Task statement »
Which lines of the records contain "this"? Collect every one of them.

Material provided »

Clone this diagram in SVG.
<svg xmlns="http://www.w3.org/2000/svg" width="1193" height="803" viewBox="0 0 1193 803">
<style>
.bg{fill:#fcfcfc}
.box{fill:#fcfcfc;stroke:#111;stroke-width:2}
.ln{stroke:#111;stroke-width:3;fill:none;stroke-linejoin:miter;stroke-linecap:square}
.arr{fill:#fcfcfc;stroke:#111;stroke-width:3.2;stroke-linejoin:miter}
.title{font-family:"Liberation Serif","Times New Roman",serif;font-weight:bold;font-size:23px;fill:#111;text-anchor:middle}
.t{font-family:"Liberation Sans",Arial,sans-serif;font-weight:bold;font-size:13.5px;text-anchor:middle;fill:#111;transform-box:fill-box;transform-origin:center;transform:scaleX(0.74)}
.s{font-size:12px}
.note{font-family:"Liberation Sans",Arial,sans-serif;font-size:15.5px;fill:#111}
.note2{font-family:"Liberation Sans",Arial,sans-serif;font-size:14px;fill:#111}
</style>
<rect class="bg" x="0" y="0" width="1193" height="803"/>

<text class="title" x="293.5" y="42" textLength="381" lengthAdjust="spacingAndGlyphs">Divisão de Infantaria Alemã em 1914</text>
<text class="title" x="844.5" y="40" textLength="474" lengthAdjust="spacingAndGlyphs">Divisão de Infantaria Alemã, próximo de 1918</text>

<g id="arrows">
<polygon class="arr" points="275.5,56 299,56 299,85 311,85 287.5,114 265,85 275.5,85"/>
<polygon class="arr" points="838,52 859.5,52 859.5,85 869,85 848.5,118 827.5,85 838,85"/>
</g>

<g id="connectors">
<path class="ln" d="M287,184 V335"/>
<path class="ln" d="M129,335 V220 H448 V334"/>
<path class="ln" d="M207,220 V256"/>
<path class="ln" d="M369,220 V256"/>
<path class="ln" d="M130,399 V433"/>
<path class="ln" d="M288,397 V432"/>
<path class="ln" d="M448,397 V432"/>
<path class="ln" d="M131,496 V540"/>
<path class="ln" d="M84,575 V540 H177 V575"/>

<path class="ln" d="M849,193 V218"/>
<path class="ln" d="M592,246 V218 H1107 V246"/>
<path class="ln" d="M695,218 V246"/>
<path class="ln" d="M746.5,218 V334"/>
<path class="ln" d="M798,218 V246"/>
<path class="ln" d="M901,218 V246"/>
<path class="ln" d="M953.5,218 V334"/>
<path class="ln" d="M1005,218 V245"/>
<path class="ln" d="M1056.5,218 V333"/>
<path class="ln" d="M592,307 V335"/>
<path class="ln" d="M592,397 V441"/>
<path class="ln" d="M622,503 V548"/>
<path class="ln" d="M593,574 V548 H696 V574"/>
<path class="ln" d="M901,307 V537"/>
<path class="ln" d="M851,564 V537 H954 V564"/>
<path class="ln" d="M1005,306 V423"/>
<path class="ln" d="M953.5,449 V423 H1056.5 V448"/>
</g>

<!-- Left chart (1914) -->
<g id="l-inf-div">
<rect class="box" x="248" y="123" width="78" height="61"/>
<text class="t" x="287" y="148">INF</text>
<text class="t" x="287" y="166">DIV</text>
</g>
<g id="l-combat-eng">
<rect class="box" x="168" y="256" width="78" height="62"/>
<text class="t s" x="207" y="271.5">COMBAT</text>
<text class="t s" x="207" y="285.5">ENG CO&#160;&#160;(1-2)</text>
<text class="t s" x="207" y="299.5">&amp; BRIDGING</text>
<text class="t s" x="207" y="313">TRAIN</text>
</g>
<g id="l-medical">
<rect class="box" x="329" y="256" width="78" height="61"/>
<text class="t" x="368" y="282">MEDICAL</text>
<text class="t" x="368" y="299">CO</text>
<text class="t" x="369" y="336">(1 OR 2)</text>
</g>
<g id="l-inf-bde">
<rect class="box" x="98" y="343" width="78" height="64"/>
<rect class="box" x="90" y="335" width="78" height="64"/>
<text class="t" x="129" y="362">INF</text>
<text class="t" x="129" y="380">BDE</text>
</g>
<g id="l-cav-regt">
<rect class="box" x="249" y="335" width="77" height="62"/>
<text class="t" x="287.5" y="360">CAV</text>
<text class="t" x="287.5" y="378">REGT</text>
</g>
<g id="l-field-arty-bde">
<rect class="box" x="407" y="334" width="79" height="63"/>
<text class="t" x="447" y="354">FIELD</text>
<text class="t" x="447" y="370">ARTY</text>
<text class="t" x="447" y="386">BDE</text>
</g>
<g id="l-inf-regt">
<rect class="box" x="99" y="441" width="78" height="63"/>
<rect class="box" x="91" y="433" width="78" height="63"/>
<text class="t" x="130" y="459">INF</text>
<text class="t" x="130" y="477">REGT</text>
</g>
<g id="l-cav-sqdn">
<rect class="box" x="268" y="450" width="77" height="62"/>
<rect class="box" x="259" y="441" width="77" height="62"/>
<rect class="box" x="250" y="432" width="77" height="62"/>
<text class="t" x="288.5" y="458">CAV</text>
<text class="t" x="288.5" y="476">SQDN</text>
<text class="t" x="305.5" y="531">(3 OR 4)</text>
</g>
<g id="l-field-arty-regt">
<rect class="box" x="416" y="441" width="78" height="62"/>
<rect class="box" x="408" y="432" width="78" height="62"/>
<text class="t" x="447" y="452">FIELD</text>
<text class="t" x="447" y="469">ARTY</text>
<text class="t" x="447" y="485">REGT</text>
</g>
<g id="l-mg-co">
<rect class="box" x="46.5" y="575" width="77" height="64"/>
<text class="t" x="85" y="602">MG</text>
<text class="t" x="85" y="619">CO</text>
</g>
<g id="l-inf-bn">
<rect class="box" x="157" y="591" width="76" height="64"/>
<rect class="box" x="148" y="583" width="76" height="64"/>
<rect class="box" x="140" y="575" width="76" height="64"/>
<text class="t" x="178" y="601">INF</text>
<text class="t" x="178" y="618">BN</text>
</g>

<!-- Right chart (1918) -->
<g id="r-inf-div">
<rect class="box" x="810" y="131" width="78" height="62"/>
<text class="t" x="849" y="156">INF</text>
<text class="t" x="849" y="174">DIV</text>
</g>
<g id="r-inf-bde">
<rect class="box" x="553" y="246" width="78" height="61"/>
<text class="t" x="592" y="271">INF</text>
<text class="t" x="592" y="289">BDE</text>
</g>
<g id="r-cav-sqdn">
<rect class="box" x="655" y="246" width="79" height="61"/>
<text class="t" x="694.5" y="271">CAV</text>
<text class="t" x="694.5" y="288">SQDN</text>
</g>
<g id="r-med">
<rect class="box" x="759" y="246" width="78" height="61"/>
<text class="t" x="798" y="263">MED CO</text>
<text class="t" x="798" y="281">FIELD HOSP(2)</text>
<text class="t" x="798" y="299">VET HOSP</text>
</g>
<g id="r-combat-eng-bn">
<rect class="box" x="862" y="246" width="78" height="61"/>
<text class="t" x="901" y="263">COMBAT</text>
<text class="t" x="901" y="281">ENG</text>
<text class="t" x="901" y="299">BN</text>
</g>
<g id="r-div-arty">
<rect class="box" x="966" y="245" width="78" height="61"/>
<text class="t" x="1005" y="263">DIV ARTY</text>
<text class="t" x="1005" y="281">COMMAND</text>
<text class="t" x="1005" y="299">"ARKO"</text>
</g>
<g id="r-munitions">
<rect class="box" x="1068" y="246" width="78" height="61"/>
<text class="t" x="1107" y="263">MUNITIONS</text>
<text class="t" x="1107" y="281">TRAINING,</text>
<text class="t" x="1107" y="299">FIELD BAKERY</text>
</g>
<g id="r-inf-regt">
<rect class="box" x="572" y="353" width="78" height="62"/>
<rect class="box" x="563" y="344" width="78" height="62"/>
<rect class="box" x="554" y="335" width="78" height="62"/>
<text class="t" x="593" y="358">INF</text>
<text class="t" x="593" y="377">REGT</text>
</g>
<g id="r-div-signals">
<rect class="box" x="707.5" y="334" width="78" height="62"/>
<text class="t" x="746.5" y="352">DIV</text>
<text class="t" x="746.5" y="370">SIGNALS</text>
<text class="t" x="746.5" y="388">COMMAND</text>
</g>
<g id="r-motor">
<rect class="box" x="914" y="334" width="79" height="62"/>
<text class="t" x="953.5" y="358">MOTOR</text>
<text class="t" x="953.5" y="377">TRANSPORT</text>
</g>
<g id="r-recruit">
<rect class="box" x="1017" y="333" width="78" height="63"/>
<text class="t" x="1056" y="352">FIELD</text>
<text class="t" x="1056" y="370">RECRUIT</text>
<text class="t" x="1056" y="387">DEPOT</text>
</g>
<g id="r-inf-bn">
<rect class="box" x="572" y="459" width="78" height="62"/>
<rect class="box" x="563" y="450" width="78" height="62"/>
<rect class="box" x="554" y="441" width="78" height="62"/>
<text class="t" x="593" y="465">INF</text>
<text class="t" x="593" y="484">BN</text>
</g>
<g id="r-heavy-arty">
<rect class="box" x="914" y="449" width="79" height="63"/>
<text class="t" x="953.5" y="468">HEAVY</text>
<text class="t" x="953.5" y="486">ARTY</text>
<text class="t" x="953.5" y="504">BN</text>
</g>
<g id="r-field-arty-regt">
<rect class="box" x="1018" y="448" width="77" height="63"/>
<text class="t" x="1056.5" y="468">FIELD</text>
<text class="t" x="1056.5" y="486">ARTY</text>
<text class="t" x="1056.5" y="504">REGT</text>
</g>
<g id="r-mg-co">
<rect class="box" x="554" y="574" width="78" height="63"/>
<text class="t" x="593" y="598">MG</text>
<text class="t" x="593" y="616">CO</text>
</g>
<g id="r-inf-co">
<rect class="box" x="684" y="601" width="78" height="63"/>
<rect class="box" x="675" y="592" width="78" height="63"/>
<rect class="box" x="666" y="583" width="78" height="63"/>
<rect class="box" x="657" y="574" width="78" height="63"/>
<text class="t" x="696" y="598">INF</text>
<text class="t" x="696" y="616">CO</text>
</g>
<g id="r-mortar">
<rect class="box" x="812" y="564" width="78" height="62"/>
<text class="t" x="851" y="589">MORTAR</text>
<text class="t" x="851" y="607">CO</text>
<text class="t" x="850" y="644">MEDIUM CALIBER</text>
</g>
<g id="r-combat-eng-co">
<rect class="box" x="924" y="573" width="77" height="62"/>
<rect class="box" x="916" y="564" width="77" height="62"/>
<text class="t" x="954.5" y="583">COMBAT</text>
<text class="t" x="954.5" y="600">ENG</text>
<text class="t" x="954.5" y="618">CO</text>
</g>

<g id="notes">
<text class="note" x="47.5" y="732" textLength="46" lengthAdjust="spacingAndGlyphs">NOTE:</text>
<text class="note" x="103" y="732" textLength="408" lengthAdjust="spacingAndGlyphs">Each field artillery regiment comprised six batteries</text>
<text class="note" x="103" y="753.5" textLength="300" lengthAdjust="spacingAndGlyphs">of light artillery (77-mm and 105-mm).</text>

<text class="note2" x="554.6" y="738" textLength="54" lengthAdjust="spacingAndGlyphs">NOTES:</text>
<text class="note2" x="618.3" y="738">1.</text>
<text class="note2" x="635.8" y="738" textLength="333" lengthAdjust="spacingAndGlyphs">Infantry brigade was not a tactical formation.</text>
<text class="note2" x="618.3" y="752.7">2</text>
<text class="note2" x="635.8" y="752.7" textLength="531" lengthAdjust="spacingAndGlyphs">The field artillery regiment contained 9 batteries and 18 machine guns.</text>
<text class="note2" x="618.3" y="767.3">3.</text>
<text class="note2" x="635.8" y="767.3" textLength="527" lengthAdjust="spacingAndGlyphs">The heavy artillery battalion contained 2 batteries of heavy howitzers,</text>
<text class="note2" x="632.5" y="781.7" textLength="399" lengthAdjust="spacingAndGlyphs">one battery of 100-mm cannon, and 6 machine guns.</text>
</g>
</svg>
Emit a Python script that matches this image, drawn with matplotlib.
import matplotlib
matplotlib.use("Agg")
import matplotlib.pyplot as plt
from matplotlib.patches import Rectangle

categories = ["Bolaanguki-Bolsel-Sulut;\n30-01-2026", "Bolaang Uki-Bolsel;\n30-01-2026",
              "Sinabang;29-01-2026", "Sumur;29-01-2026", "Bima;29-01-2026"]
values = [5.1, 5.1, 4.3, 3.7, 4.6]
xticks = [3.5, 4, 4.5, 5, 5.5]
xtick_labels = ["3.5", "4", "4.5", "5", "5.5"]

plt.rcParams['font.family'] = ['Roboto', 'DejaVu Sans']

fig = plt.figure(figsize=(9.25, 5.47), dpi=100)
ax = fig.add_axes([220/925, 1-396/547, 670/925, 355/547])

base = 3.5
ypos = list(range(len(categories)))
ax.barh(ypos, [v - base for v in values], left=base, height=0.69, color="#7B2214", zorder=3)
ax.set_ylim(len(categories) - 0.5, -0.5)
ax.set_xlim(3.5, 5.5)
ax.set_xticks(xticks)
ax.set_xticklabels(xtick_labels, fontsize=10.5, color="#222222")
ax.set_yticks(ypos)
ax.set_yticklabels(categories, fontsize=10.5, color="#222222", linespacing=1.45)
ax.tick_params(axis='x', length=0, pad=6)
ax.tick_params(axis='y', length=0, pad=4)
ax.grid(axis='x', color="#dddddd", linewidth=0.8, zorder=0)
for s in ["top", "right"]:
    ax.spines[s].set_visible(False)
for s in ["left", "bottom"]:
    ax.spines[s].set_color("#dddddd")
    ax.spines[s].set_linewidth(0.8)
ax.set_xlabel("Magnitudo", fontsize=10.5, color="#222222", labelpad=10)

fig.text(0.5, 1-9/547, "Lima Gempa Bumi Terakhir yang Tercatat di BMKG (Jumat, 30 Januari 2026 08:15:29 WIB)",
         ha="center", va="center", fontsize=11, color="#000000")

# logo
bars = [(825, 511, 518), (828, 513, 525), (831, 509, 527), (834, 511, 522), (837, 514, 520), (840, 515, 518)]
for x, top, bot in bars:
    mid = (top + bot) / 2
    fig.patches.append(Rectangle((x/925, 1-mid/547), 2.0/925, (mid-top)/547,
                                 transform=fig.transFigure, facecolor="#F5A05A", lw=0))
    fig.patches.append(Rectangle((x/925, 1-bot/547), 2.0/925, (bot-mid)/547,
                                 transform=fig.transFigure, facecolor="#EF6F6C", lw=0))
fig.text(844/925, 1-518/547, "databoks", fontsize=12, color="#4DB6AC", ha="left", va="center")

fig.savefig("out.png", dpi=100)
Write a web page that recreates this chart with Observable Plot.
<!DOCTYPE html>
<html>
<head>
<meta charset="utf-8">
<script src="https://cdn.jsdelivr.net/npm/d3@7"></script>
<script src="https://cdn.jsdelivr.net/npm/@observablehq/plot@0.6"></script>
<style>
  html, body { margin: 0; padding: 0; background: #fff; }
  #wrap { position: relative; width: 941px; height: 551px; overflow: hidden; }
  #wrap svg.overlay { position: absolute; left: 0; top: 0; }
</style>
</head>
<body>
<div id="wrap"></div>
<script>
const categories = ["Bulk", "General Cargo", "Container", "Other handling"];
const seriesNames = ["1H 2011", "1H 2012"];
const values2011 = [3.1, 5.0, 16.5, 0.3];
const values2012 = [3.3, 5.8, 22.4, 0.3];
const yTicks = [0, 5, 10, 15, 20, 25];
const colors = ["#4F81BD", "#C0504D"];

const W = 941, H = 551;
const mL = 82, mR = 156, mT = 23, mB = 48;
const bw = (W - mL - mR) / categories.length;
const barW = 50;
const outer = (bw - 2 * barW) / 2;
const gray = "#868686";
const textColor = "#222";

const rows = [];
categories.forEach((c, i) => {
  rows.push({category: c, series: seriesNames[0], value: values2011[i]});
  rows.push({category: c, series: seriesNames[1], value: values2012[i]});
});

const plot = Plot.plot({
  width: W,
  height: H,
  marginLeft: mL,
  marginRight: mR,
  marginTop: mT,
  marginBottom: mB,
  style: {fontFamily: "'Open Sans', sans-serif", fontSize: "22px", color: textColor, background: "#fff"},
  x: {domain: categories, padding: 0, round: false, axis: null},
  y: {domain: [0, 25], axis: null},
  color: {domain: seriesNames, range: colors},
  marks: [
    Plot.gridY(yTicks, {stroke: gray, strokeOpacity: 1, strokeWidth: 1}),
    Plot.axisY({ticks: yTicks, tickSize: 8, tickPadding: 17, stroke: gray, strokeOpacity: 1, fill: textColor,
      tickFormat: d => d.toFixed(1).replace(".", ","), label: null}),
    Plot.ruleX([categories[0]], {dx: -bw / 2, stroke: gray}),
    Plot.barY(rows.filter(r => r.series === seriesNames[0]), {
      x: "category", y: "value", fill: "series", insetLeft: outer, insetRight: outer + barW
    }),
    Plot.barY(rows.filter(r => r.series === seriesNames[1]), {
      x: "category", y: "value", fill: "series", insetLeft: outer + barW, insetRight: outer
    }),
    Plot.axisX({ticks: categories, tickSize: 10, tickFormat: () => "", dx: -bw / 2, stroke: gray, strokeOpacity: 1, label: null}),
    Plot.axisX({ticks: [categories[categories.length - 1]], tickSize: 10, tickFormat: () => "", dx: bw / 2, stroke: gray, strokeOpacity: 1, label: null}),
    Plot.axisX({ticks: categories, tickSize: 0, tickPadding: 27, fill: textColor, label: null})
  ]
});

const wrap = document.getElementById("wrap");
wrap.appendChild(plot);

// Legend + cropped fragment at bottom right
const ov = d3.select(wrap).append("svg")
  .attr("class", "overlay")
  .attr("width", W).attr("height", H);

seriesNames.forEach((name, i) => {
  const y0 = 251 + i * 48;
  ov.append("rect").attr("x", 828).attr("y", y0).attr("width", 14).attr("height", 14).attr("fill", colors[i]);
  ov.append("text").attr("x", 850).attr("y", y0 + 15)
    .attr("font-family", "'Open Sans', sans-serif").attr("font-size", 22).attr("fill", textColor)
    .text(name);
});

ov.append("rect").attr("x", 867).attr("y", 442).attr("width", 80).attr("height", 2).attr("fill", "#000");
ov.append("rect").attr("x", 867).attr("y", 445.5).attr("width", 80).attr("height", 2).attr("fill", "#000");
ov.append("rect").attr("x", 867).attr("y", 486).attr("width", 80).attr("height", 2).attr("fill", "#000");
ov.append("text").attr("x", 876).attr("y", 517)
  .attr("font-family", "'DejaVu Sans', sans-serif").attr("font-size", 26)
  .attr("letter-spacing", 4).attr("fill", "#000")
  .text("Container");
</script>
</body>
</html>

Expected output »
Clone this diagram in SVG.
Emit a Python script that matches this image, drawn with matplotlib.
Write a web page that recreates this chart with Observable Plot.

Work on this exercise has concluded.